The latest distribution represents a yield of 12 per cent on an annualised basis, said YTL Pacific Star, the manager of the Reit, which has a large presence in Orchard Road.
About $0.4 million of income available for distribution for the second quarter, comprising mainly overseas income, has been retained to satisfy certain legal reserve requirements in China and for prudency, it added.
Gross revenue in Q2 2009 was $33.4 million, or 10.5 per cent higher than the $30.2 million in Q2 2008, due primarily to higher rates achieved for office renewals and new leases in Singapore, rent review of the master lease in Ngee Ann City, as well as higher revenue from its Chengdu property.

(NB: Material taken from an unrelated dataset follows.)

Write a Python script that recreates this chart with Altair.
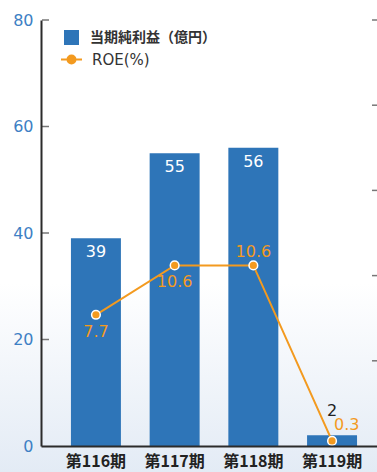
import altair as alt
import pandas as pd

periods = ["第116期", "第117期", "第118期", "第119期"]
profit = [39, 55, 56, 2]
roe = [7.7, 10.6, 10.6, 0.3]
series_names = ["当期純利益（億円）", "ROE(%)"]
left_ticks = [20, 40, 60, 80]
right_ticks = [5, 10, 15, 20, 25]

BLUE = "#2e75b8"
LBLUE = "#3d80c4"
ORANGE = "#f39a1f"
DARK = "#2b2b2b"
NUM_FONT = "DejaVu Sans"
JP_FONT = "Noto Sans CJK JP"

df = pd.DataFrame({"period": periods, "profit": profit, "roe": roe})
df["s1"] = series_names[0]
df["s2"] = series_names[1]

x_enc = alt.X(
    "period:N",
    sort=periods,
    scale=alt.Scale(paddingInner=0.365, paddingOuter=0.317, align=0.6),
    axis=alt.Axis(
        title=None, labelAngle=0, ticks=False, domainColor=DARK, domainWidth=2,
        labelFont=JP_FONT, labelFontSize=16, labelFontWeight="bold",
        labelColor="#222222", labelPadding=7, grid=False, zindex=1,
    ),
)

y_left = alt.Y(
    "profit:Q",
    scale=alt.Scale(domain=[0, 80], nice=False),
    axis=alt.Axis(
        values=[0, 20, 40, 60, 80], title=None, ticks=False, domainColor=DARK,
        domainWidth=2, labelColor=LBLUE, labelFont=NUM_FONT, labelFontSize=16,
        labelPadding=8, grid=False, zindex=1,
    ),
)
y_right = alt.Y("roe:Q", scale=alt.Scale(domain=[0, 25], nice=False), axis=None)

base = alt.Chart(df)

bg = alt.Chart(pd.DataFrame({"k": [0]})).mark_rect(
    color=alt.LinearGradient(
        gradient="linear",
        stops=[
            alt.GradientStop(color="#ffffff", offset=0),
            alt.GradientStop(color="#ffffff", offset=0.6),
            alt.GradientStop(color="#e3ebf5", offset=1),
        ],
        x1=0, x2=0, y1=0, y2=1,
    )
).encode(x=alt.value(-41), x2=alt.value(336), y=alt.value(-20), y2=alt.value(452))

bars = base.mark_bar(opacity=1).encode(
    x=x_enc,
    y=y_left,
    color=alt.Color(
        "s1:N",
        scale=alt.Scale(domain=[series_names[0]], range=[BLUE]),
        legend=alt.Legend(
            orient="none", legendX=23, legendY=10, title=None, padding=0,
            symbolType="square", symbolSize=225, symbolStrokeWidth=0,
            labelFont=JP_FONT, labelFontSize=14, labelFontWeight="bold",
            labelColor="#333333", labelOffset=11,
        ),
    ),
)

bar_lab_in = base.transform_filter("datum.profit >= 10").mark_text(
    color="white", font=NUM_FONT, fontSize=16, baseline="top", dy=6
).encode(x=x_enc, y=y_left, text="profit:Q")

bar_lab_out = base.transform_filter("datum.profit < 10").mark_text(
    color="#222222", font=NUM_FONT, fontSize=16, baseline="alphabetic", dy=-19
).encode(x=x_enc, y=y_left, text="profit:Q")

lticks = alt.Chart(pd.DataFrame({"profit": left_ticks})).mark_rule(
    color="#777777", strokeWidth=1.5
).encode(y=y_left, x=alt.value(1), x2=alt.value(8))

left = alt.layer(bars, bar_lab_in, bar_lab_out, lticks)

sym = "M-1,0H-0.38M0.38,0H1M0.38,0A0.38,0.38,0,1,1,-0.38,0A0.38,0.38,0,1,1,0.38,0Z"
line = base.mark_line(strokeWidth=2).encode(
    x=x_enc,
    y=y_right,
    stroke=alt.Stroke(
        "s2:N",
        scale=alt.Scale(domain=[series_names[1]], range=[ORANGE]),
        legend=alt.Legend(
            orient="none", legendX=19, legendY=28, title=None, padding=0,
            symbolType=sym, symbolSize=441, symbolStrokeWidth=2,
            symbolFillColor=ORANGE,
            labelFont=NUM_FONT, labelFontSize=15,
            labelColor="#333333", labelOffset=9,
        ),
    ),
)

points = base.mark_circle(
    color=ORANGE, stroke="white", strokeWidth=1.5, size=75, opacity=1
).encode(x=x_enc, y=y_right)

lab_below = base.transform_filter(
    alt.FieldOneOfPredicate(field="period", oneOf=periods[:2])
).mark_text(color=ORANGE, font=NUM_FONT, fontSize=16, baseline="alphabetic", dy=22).encode(
    x=x_enc, y=y_right, text=alt.Text("roe:Q", format=".1f")
)
lab_above = base.transform_filter(
    alt.FieldEqualPredicate(field="period", equal=periods[2])
).mark_text(color=ORANGE, font=NUM_FONT, fontSize=16, baseline="alphabetic", dy=-8).encode(
    x=x_enc, y=y_right, text=alt.Text("roe:Q", format=".1f")
)
lab_right = base.transform_filter(
    alt.FieldEqualPredicate(field="period", equal=periods[3])
).mark_text(
    color=ORANGE, font=NUM_FONT, fontSize=16, baseline="alphabetic", align="left", dx=2, dy=-11
).encode(x=x_enc, y=y_right, text=alt.Text("roe:Q", format=".1f"))

rticks = alt.Chart(pd.DataFrame({"roe": right_ticks})).mark_rule(
    color="#777777", strokeWidth=1.5
).encode(y=y_right, x=alt.value(331), x2=alt.value(336))

right = alt.layer(line, points, lab_below, lab_above, lab_right, rticks)

chart = (
    alt.layer(bg, left, right)
    .resolve_scale(y="independent")
    .properties(
        width=336,
        height=426,
        autosize=alt.AutoSizeParams(type="none"),
        padding={"left": 41, "top": 20, "right": 0, "bottom": 26},
        background="white",
    )
    .configure_view(stroke=None)
)

chart.save("out.html", embed_options={"renderer": "svg", "actions": False})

Net property income was higher at $27 million, an increase of 16.4 per cent, mainly attributed to higher gross revenue.
Said Francis Yeoh, executive chairman of YTL Pacific Star: 'Starhill Global Reit's strong performance, despite difficult market conditions during the quarter, has been underpinned by its quality portfolio and the manager's robust capital and asset management strategies.'
'Our focus continues to be creating more value for our unitholders by driving asset performance and building long-term growth prospects for Starhill Global Reit.'
Occupancy for retail space in both Wisma Atria and Ngee Ann City remains high at around 98 per cent, while occupancy for office space in the two Singapore properties is still healthy at above 90 per cent, the Reit said.
It added it will continue to concentrate on tenant retention and sustaining the appeal of its retail properties in terms of trade mix and offerings.